While writing this essay, a friend of mine who is an artist wondered aloud where this left other people like he is who doesn’t write story of song? It made me pause and reminded me to watch him work. There was this clarity of vision he possessed as he worked that I almost envied as the paint left the brush for the canvas. “But your brush is pen and paper,” he reminded me (me swearing at that moment he’d been telepathic). Back to The Dictionary of Obscure Sorrows to plumb the depths… Ambedo: a momentary trance of emotional clarity. The word was perfect to explain how he’d begun to use his work to keep the world weariness at bay for himself too.  In The Dictionary of Obscure Sorrows, Ambedo is explained with some of these lines: “Sometimes when you’re alone and everything is quiet, you feel a certain placeless intensity that drifts like a fog.” The imagery is exquisite and I think of my friend working, throwing back light into the darkness of depression. The Dictionary of Obscure Sorrows continues, later its states, “ How delicate and fleeting it all seems, everything struggling to exist. You feel a kind of melancholic trance sweeping over you. A rush of clarity, as if you’ve shaken yourself out of a dream. You are here. You are alive. You are in it.” It just struck me that watching him put the brush on the canvas was just that - Ambedo. He kept the world from making him weary by making, creating, bringing into existence something new to potentially outlast himself, and for him, producing satisfaction that keeps the dark demons in the shadows.  I began to understand his own creative force, not just my own… a revelation!
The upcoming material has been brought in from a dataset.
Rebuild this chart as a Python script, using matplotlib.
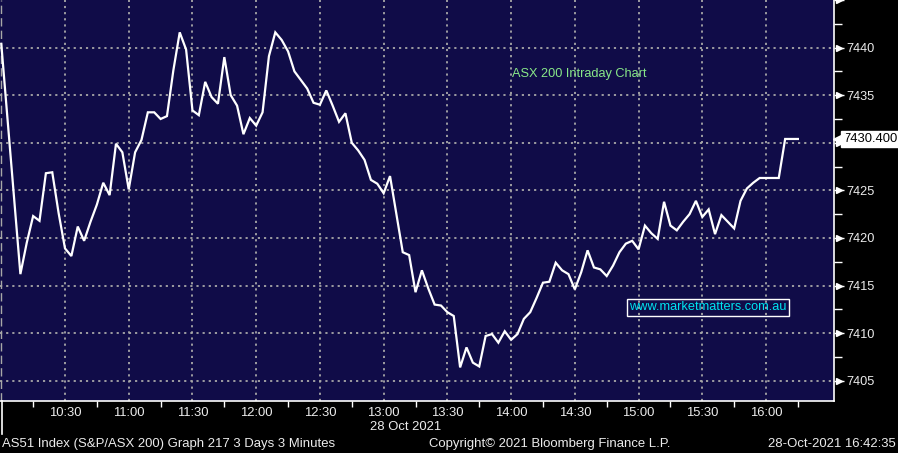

The danger of letting your world be weighted down by the weariness of existence is that the older you get, the harder it is to dive into the darkness of The Abyss and then find you’re way out again. Nietzsche  warned us about  the abyss and how it can stare back into you. It gets its claws into us at first with the aforementioned “world weariness,” but you can fight back. I’ve always found the creative impulse a certain balm from the injury of this innocence, whatever form this creative impulse takes, but let it heal you. The long sleep will come for us all, but don’t let it take away tat clarity of vision that making (in all it’s various forms) can give us and the peace that goes with it.